→ **DATA EXTRACT**:

--------------------

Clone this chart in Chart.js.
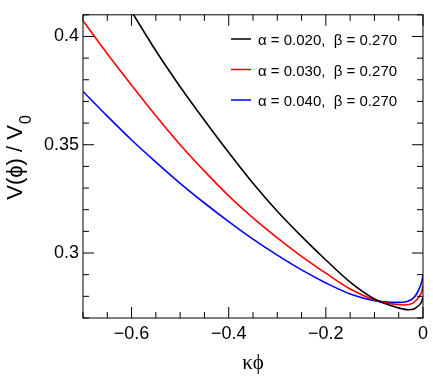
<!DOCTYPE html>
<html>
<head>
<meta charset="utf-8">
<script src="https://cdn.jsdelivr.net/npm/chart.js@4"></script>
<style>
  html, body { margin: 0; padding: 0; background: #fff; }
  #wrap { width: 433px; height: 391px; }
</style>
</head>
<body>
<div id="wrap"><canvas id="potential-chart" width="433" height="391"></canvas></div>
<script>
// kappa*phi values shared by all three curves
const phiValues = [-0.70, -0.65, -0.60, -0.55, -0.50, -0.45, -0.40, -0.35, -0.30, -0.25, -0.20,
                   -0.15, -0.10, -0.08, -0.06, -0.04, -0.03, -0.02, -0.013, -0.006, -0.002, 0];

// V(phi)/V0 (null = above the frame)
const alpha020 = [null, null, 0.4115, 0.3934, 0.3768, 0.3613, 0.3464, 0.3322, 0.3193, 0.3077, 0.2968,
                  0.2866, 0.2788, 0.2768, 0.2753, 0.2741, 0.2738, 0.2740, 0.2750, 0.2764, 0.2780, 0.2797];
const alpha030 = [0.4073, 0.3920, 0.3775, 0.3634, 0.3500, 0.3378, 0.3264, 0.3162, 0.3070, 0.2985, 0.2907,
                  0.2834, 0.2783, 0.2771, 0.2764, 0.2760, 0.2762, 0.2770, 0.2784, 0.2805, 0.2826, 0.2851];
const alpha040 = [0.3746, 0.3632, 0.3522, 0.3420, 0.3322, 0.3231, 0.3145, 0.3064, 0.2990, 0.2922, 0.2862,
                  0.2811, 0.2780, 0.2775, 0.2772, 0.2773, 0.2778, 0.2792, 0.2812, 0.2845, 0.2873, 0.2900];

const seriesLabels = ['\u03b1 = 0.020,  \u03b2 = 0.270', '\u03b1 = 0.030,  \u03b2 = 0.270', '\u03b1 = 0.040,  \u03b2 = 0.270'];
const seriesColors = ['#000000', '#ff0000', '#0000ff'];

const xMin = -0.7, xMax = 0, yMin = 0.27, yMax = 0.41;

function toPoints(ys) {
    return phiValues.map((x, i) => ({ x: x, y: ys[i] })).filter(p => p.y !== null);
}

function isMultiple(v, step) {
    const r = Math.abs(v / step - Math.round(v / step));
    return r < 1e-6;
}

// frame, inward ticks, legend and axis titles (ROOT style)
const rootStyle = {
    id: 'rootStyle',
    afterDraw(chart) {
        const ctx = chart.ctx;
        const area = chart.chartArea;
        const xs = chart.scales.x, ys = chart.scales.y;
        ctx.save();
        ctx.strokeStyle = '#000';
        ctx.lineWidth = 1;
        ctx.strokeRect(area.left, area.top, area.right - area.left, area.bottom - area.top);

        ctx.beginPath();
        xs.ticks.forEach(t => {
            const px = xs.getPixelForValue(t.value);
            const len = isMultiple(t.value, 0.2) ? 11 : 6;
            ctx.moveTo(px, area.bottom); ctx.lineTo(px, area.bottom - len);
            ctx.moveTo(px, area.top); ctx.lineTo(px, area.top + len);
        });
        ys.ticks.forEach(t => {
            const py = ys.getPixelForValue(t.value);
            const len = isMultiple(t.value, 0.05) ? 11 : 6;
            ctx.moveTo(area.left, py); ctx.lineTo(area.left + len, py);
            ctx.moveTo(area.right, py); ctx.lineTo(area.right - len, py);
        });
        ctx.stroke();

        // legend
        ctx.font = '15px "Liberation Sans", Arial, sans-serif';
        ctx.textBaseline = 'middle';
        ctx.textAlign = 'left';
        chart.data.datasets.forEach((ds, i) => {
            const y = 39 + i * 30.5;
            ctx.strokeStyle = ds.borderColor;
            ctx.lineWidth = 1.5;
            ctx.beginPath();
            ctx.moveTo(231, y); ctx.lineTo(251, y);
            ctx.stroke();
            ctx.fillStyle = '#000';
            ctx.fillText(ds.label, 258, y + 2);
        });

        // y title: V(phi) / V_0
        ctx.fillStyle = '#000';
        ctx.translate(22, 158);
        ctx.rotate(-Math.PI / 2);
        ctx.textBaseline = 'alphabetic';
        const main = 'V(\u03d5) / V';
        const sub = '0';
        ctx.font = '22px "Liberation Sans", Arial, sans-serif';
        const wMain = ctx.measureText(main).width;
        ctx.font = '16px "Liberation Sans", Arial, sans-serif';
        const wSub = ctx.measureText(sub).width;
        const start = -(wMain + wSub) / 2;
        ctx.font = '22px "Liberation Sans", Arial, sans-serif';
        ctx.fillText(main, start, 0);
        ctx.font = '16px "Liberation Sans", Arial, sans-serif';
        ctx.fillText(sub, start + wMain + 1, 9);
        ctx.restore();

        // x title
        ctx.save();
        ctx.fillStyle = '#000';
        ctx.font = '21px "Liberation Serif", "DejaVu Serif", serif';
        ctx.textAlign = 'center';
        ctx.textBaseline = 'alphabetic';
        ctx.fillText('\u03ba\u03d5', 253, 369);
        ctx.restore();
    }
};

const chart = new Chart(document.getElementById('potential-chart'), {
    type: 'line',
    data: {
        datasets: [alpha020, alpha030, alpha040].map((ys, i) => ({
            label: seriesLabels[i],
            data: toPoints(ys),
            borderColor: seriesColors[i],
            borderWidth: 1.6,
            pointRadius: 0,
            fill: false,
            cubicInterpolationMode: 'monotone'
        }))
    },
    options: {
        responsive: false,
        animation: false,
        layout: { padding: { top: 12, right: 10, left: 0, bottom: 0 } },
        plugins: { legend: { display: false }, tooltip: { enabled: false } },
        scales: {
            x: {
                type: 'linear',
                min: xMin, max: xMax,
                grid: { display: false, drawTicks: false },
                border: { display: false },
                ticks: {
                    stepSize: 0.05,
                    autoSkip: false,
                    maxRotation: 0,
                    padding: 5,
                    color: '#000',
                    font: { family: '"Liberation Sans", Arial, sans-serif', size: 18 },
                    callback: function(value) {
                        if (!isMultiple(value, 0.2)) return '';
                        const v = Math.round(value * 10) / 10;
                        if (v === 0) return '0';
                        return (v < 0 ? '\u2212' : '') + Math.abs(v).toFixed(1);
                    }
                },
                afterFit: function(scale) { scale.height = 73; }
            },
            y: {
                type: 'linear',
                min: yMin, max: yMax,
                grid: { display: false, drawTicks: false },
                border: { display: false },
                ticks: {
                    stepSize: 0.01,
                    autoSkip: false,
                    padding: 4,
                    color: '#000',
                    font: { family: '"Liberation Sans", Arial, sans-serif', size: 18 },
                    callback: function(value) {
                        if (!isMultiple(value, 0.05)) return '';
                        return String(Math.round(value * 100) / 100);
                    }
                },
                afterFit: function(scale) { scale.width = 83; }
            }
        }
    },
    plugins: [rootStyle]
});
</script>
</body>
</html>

--------------------

→ **WRITTEN PROBLEM**: Could the lines from the top of the material through the line with "-0.006, -0.002, 0];" be repeated exactly, pictures left out?

→ **ANSWER**:
Clone this chart in Chart.js.
<!DOCTYPE html>
<html>
<head>
<meta charset="utf-8">
<script src="https://cdn.jsdelivr.net/npm/chart.js@4"></script>
<style>
  html, body { margin: 0; padding: 0; background: #fff; }
  #wrap { width: 433px; height: 391px; }
</style>
</head>
<body>
<div id="wrap"><canvas id="potential-chart" width="433" height="391"></canvas></div>
<script>
// kappa*phi values shared by all three curves
const phiValues = [-0.70, -0.65, -0.60, -0.55, -0.50, -0.45, -0.40, -0.35, -0.30, -0.25, -0.20,
                   -0.15, -0.10, -0.08, -0.06, -0.04, -0.03, -0.02, -0.013, -0.006, -0.002, 0];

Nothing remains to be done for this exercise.